On 28 November Cardinal Pole addressed the Lords and Commons, assembled in joint session, to propose the reconciliation between England and the Catholic Church. Parliament debated his speech, voted in acceptance, and on 30th November, in the presence of Philip and Queen Mary, both Houses knelt to receive absolution from all censures incurred by consent to heresy and schism. Then they processed to the chapel of the Palace of Westminster to sing a solemn Te Deum in thanksgiving.

Parliament revived the old laws against heresy, and abolished the religious changes of Henry VIII’s and Edward VI’s reigns.

Pole, still a layman, was in no hurry to take on the responsibilities of the Archbishop of Canterbury. On March 20th 1556 he was ordained priest, and on 22nd, Archbishop.

He knew that the collapse of English Catholicism had been largely due to the poor quality of the bishops, caught up in luxurious living, civil administration and court careerism. He proposed a thoroughgoing reform, and seminary education for the clergy. He nominated new Catholic bishops, made of sterner stuff.

He had little to do with the burning of heretics, pushed through by Mary and Bishops Bonner and Gardiner. “Three condemned heretics from Edmund Bonner's diocese were pardoned on an appeal to him; he merely enjoined a penance and gave them absolution.”

The burning of heretics by the secular power was the wisdom of the age. Henry VIII, Luther and Elizabeth I all had more blood on their hands than Mary, but their names are not preceded by the epithet “Bloody.” History is written by the victors.

In 1557 the new Pope, Paul IV (Carafa), eager to find heresy where there was none, deprived Pole of his powers as papal legate, and had the Inquisition summon him to Rome. In failing health, it was a journey he never accomplished .

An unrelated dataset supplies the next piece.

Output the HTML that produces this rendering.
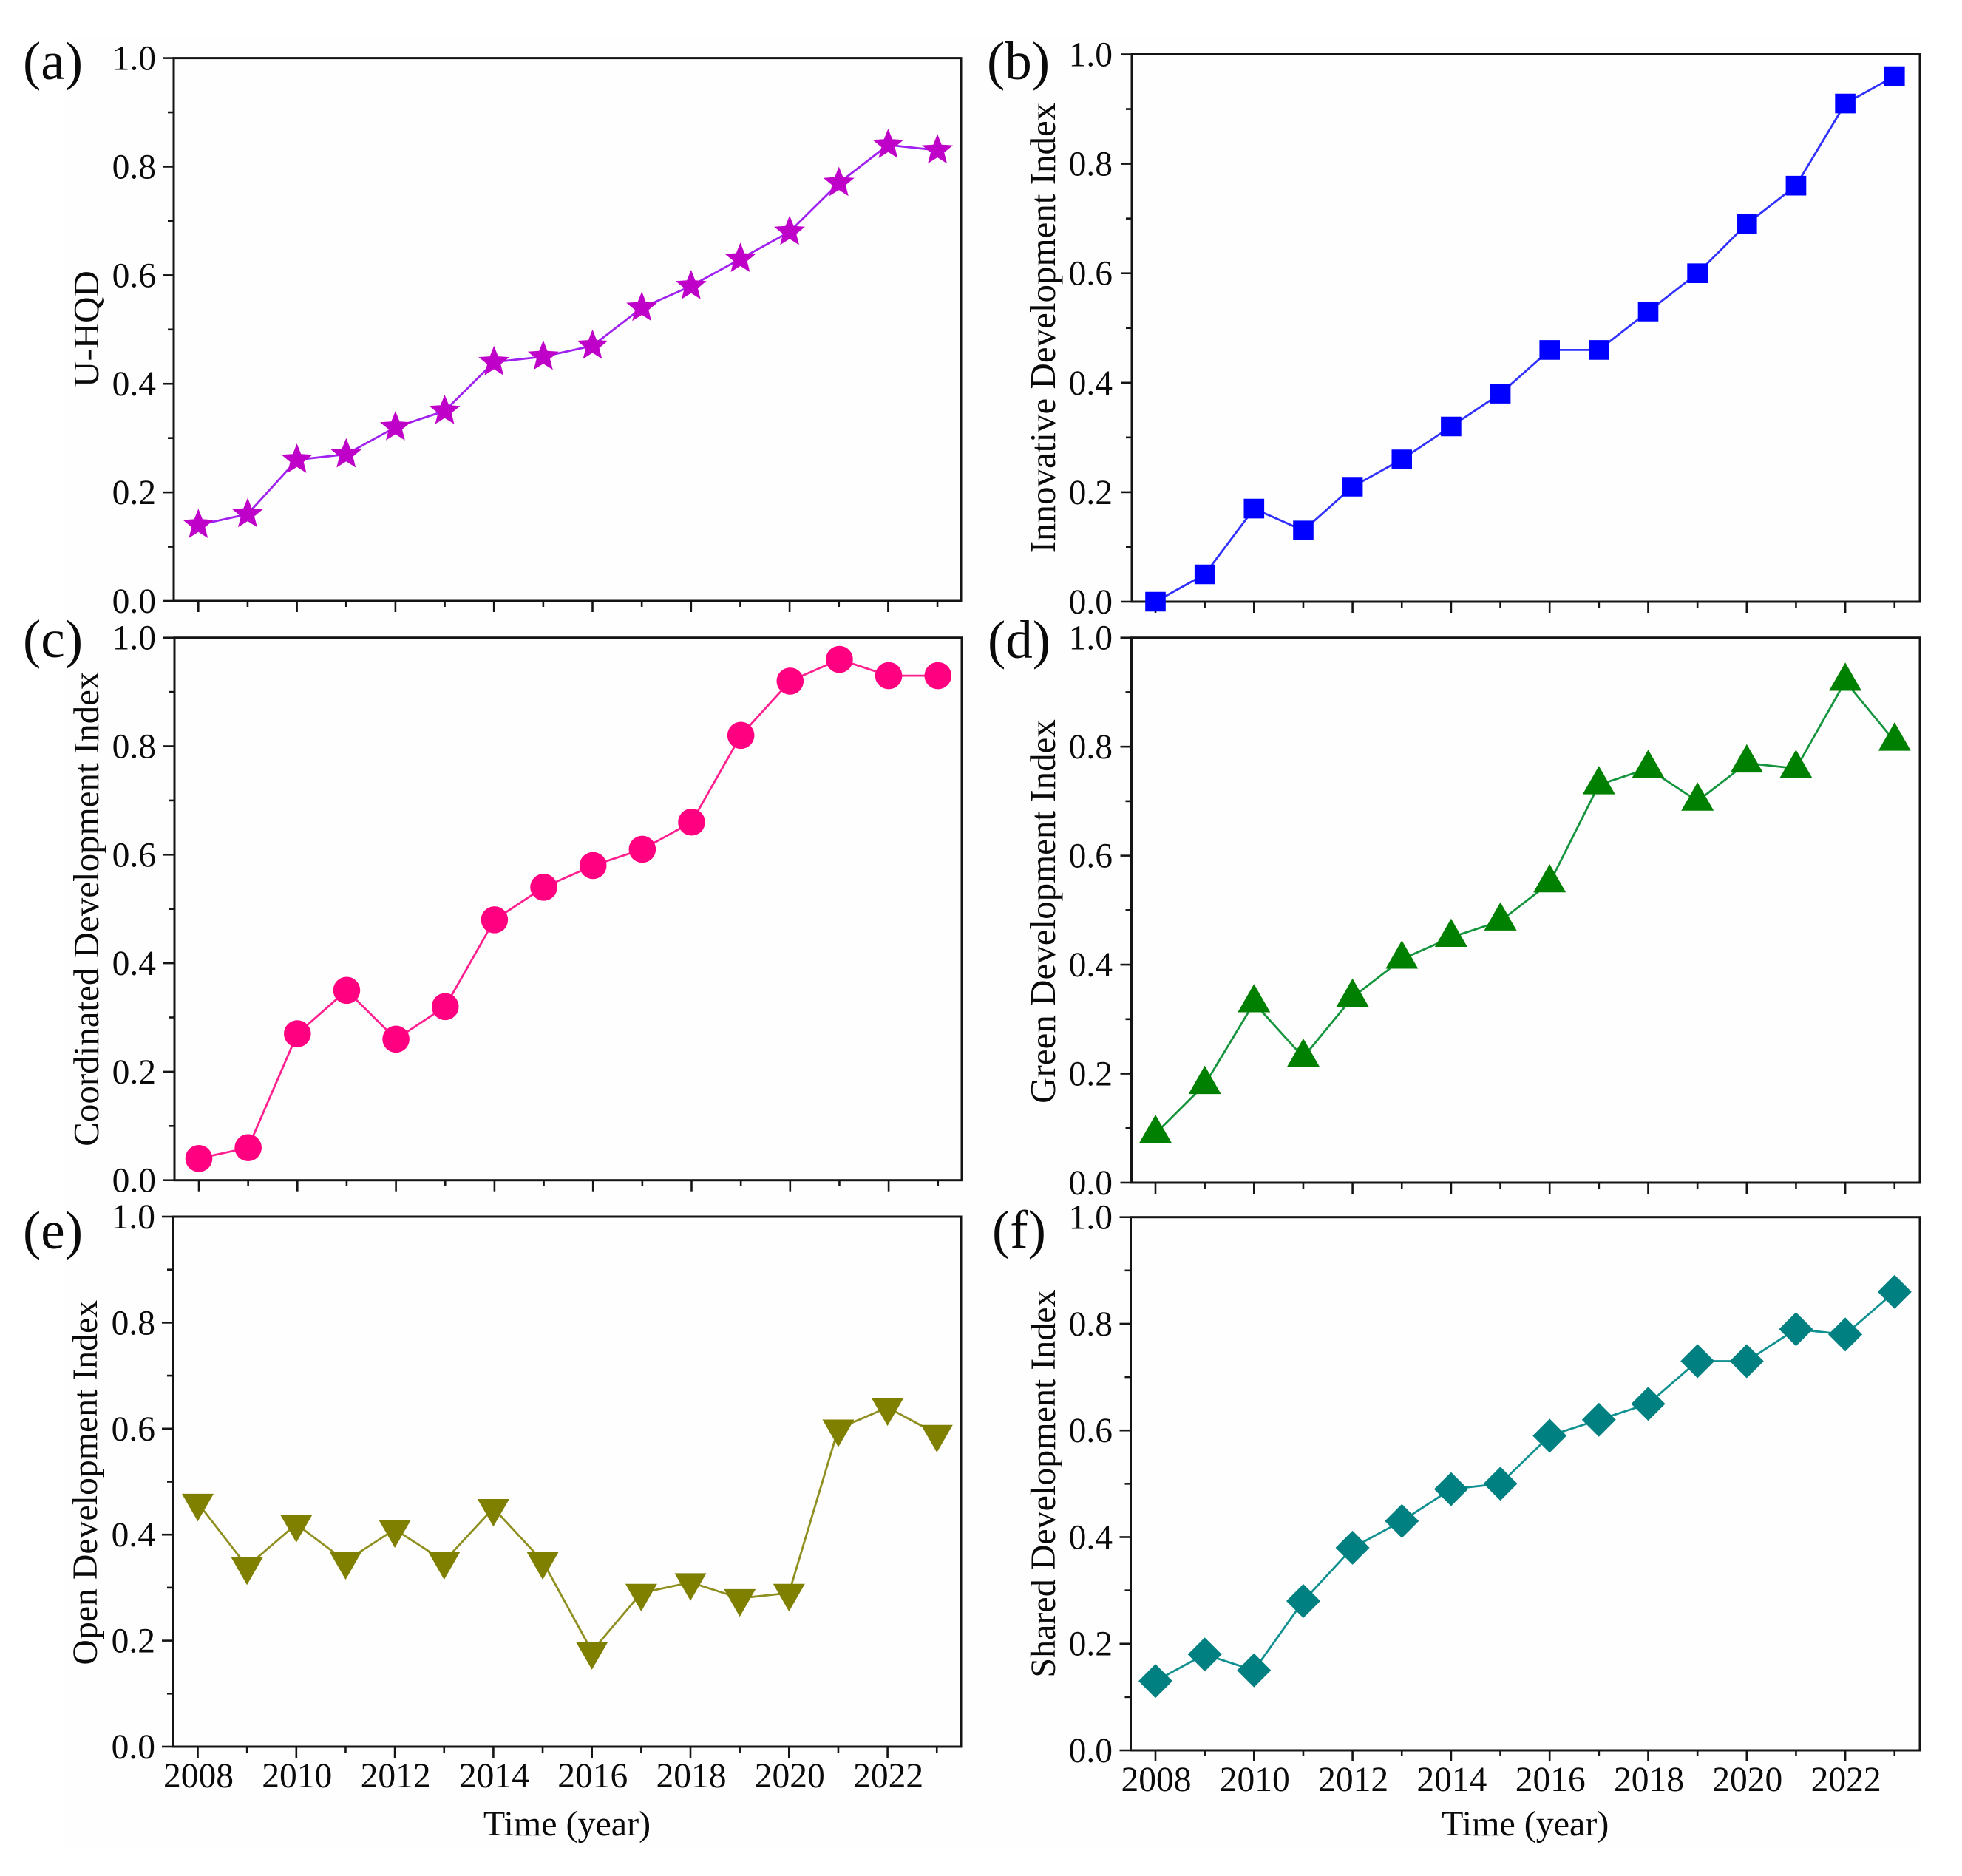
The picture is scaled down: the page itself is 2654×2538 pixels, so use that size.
<!DOCTYPE html>
<html lang="en">
<head>
<meta charset="utf-8">
<title>Urban high-quality development indices, 2008-2023</title>
<style>
html,body{margin:0;padding:0;background:#fff;}
svg{display:block;}
text{font-family:"Liberation Serif","Times New Roman",serif;fill:#0a0a0a;}
</style>
</head>
<body>
<svg id="chart" xmlns="http://www.w3.org/2000/svg" width="2654" height="2538" viewBox="0 0 2654 2538">
<rect x="0" y="0" width="2654" height="2538" fill="#ffffff"/>
<rect x="88" y="50" width="2509" height="2447" fill="#fefefe"/>
</svg>
<script>
const years = [2008,2009,2010,2011,2012,2013,2014,2015,2016,2017,2018,2019,2020,2021,2022,2023];
const xTickYears = [2008,2010,2012,2014,2016,2018,2020,2022];
const xMinorYears = [2009,2011,2013,2015,2017,2019,2021,2023];
const yTickValues = [0,0.2,0.4,0.6,0.8,1.0];
const yTickLabels = ['0.0','0.2','0.4','0.6','0.8','1.0'];
const yMinorValues = [0.1,0.3,0.5,0.7,0.9];

const valuesA = [0.14,0.16,0.26,0.27,0.32,0.35,0.44,0.45,0.47,0.54,0.58,0.63,0.68,0.77,0.84,0.83];
const valuesB = [0.00,0.05,0.17,0.13,0.21,0.26,0.32,0.38,0.46,0.46,0.53,0.60,0.69,0.76,0.91,0.96];
const valuesC = [0.04,0.06,0.27,0.35,0.26,0.32,0.48,0.54,0.58,0.61,0.66,0.82,0.92,0.96,0.93,0.93];
const valuesD = [0.09,0.18,0.33,0.23,0.34,0.41,0.45,0.48,0.55,0.73,0.76,0.70,0.77,0.76,0.92,0.81];
const valuesE = [0.46,0.34,0.42,0.35,0.41,0.35,0.45,0.35,0.18,0.29,0.31,0.28,0.29,0.60,0.64,0.59];
const valuesF = [0.13,0.18,0.15,0.28,0.38,0.43,0.49,0.50,0.59,0.62,0.65,0.73,0.73,0.79,0.78,0.86];

const panels = [
  {id:'a',letter:'(a)',title:'U-HQD',titleSize:49,values:valuesA,shape:'star',fill:'#bf00c8',line:'#a020f0',
   left:235,right:1300,top:78.6,bottom:813,x0:268.3,titleX:133,titleY:445,letterX:31,letterY:107,labelEnd:211,xLabels:false},
  {id:'b',letter:'(b)',title:'Innovative Development Index',titleSize:49,values:valuesB,shape:'square',fill:'#0000ff',line:'#3030ff',
   left:1531,right:2597,top:73.5,bottom:814,x0:1563,titleX:1427,titleY:443.5,letterX:1335,letterY:107,labelEnd:1505,xLabels:false},
  {id:'c',letter:'(c)',title:'Coordinated Development Index',titleSize:49,values:valuesC,shape:'circle',fill:'#ff0080',line:'#ff2090',
   left:236,right:1301,top:862.7,bottom:1596.7,x0:269,titleX:133,titleY:1229.7,letterX:31,letterY:889,labelEnd:211,xLabels:false},
  {id:'d',letter:'(d)',title:'Green Development Index',titleSize:49,values:valuesD,shape:'triangle',fill:'#008000',line:'#14943c',
   left:1530.5,right:2597,top:862.7,bottom:1600,x0:1563,titleX:1427,titleY:1233,letterX:1336,letterY:890,labelEnd:1505,xLabels:false},
  {id:'e',letter:'(e)',title:'Open Development Index',titleSize:47.8,values:valuesE,shape:'triangle-down',fill:'#808000',line:'#8f8f20',
   left:234,right:1300,top:1646,bottom:2363,x0:267.5,titleX:131,titleY:2005.7,letterX:31,letterY:1689,labelEnd:210,xLabels:true},
  {id:'f',letter:'(f)',title:'Shared Development Index',titleSize:48,values:valuesF,shape:'diamond',fill:'#008080',line:'#109090',
   left:1529.5,right:2597,top:1646.7,bottom:2368,x0:1563,titleX:1427,titleY:2007,letterX:1342,letterY:1688,labelEnd:1505,xLabels:true}
];

const xAxisTitle = 'Time (year)';
const YEAR_STEP = 66.65;
const NS = 'http://www.w3.org/2000/svg';
const root = document.getElementById('chart');

function make(tag, parent, attrs) {
  const node = document.createElementNS(NS, tag);
  for (const k in attrs) node.setAttribute(k, attrs[k]);
  parent.appendChild(node);
  return node;
}
function xScale(p, year) { return p.x0 + (year - years[0]) * YEAR_STEP; }
function yScale(p, v) { return p.bottom - v * (p.bottom - p.top); }

function markerPoints(shape, cx, cy) {
  if (shape === 'triangle') {
    return [[cx, cy - 25.5], [cx + 22, cy + 12.8], [cx - 22, cy + 12.8]];
  }
  if (shape === 'triangle-down') {
    return [[cx, cy + 25], [cx + 21.5, cy - 12.3], [cx - 21.5, cy - 12.3]];
  }
  if (shape === 'diamond') {
    return [[cx, cy - 23], [cx + 23, cy], [cx, cy + 23], [cx - 23, cy]];
  }
  if (shape === 'square') {
    return [[cx - 13.8, cy - 13.3], [cx + 13.8, cy - 13.3], [cx + 13.8, cy + 13.3], [cx - 13.8, cy + 13.3]];
  }
  const pts = [];
  for (let i = 0; i < 10; i++) {
    const r = i % 2 === 0 ? 22 : 9.6;
    const a = -Math.PI / 2 + i * Math.PI / 5;
    pts.push([cx + r * Math.cos(a), cy + r * Math.sin(a)]);
  }
  return pts;
}

for (const p of panels) {
  const g = make('g', root, {});
  
  

  const letter = make('text', g, {x: p.letterX, y: p.letterY, 'font-size': 73});
  letter.textContent = p.letter;
  
  

  const title = make('text', g, {
    x: p.titleX, y: p.titleY, 'font-size': p.titleSize, 'text-anchor': 'middle',
    transform: 'rotate(-90 ' + p.titleX + ' ' + p.titleY + ')'
  });
  title.textContent = p.title;
  
  

  const frame = make('rect', g, {
    x: p.left, y: p.top, width: p.right - p.left, height: p.bottom - p.top,
    fill: 'none', stroke: '#141414', 'stroke-width': 3
  });
  
  

  yTickValues.forEach(function (v, i) {
    const y = yScale(p, v);
    const tick = make('line', g, {x1: p.left - 15, x2: p.left, y1: y, y2: y, stroke: '#141414', 'stroke-width': 2.6});
    
    
    const label = make('text', g, {x: p.labelEnd, y: y + 16, 'font-size': 47.5, 'text-anchor': 'end'});
    label.textContent = yTickLabels[i];
    
    
  });
  yMinorValues.forEach(function (v) {
    const y = yScale(p, v);
    const tick = make('line', g, {x1: p.left - 8, x2: p.left, y1: y, y2: y, stroke: '#141414', 'stroke-width': 2.6});
    
    
  });

  xTickYears.forEach(function (yr) {
    const x = xScale(p, yr);
    const tick = make('line', g, {x1: x, x2: x, y1: p.bottom, y2: p.bottom + 15, stroke: '#141414', 'stroke-width': 2.6});
    
    
    if (p.xLabels) {
      const label = make('text', g, {x: x + 1, y: p.bottom + 55, 'font-size': 47.5, 'text-anchor': 'middle'});
      label.textContent = String(yr);
      
      
    }
  });
  xMinorYears.forEach(function (yr) {
    const x = xScale(p, yr);
    const tick = make('line', g, {x1: x, x2: x, y1: p.bottom, y2: p.bottom + 8, stroke: '#141414', 'stroke-width': 2.6});
    
    
  });

  if (p.xLabels) {
    const xt = make('text', g, {x: (p.left + p.right) / 2, y: 2483, 'font-size': 48, 'text-anchor': 'middle'});
    xt.textContent = xAxisTitle;
    
    
  }

  const linePoints = p.values.map(function (v, i) {
    return xScale(p, years[i]).toFixed(1) + ',' + yScale(p, v).toFixed(1);
  }).join(' ');
  const series = make('polyline', g, {points: linePoints, fill: 'none', stroke: p.line, 'stroke-width': 2.8});
  
  

  p.values.forEach(function (v, i) {
    const cx = xScale(p, years[i]);
    const cy = yScale(p, v);
    let mark;
    if (p.shape === 'circle') {
      mark = make('circle', g, {cx: cx, cy: cy, r: 18.3, fill: p.fill});
    } else {
      const pts = markerPoints(p.shape, cx, cy).map(function (q) {
        return q[0].toFixed(1) + ',' + q[1].toFixed(1);
      }).join(' ');
      mark = make('polygon', g, {points: pts, fill: p.fill});
    }
    
    
  });
}
</script>
</body>
</html>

On 17th November 1558, Mary Tudor made the biggest mistake of her reign. She died. Reginald Pole, ill with fever, followed her a few hours later into eternity. The Protestant Elizabeth ascended the throne, to fracture once again England’s union with the rest of Christendom, and undo all her half-sister’s work.

Many have criticized Pole, because he could not do in three years what would have been impossible in twenty. A gentle, studious man, pious and ascetical, he was one of the few of his age who never compromised his beliefs.